Spot rates from Northeast Asia to North America, a top fronthaul corridor, stayed relatively flat month-on-month, in part due to a cooling down after a September boost caused by extreme weather disruptions and China’s Golden Week holidays, the update added.

"Shifting capacity to Asia from the Americas market also triggered freight rate increases in secondary corridors. Spot rates ex South America to Europe and its return leg rose by high single digits or double-digits month-on-month. Middle East & Central Asia to Europe spot rates ticked down three percent month-on-month. Contributing factors included the easing of civil unrest in Bangladesh and subsiding weather disruptions."

van de Wouw says: “What we are seeing in the air cargo market is a compliment to the increasing ability of shippers, freight forwarders and airlines to manage disruptions and process these kinds of volumes without as much drama around spiralling rates. Over the long-term, this is better for everybody.

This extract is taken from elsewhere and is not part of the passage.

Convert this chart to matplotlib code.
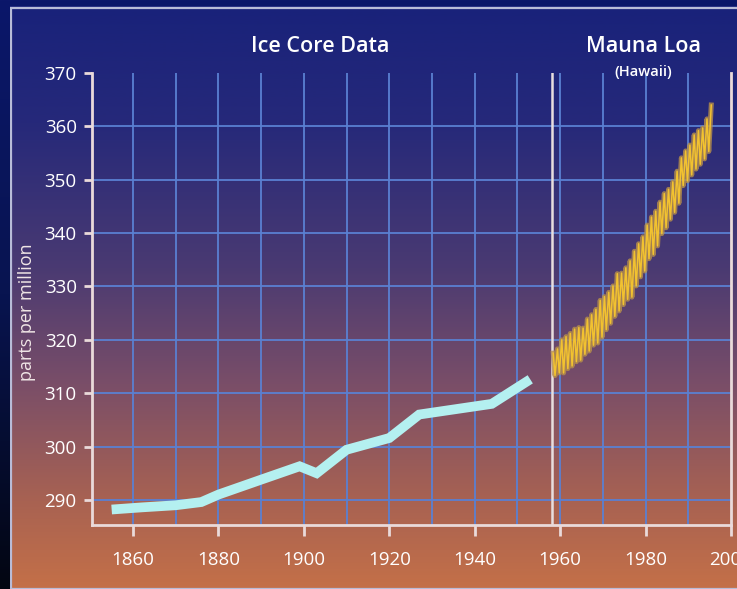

“There is a maturity in the market which stems from airlines being better prepared this year as well as there being clearer rules in place between shippers and forwarders, and forwarders and airlines. This is good for relationships – and good for consumers. Rates are still elevated versus a year ago but despite strong demand, rising load factor and only a modest increase in supply, they are not going crazy. Lessons have been learned and people are looking for healthy, reasonable rates on both sides.

“This puts air cargo demand safely on course to report double-digit growth in 2024, and not even zero growth in November or December is going to disrupt this."

The next level of market maturity, van de Wouw says, will be indexing between shippers and forwarders using a neutral third-party source to adjust rates through the duration of their contracts. “Indexing will benefit all parties and create confidence to enter long-term contracts. It is a natural next step in a market that is clearly seeing greater balance from better preparedness."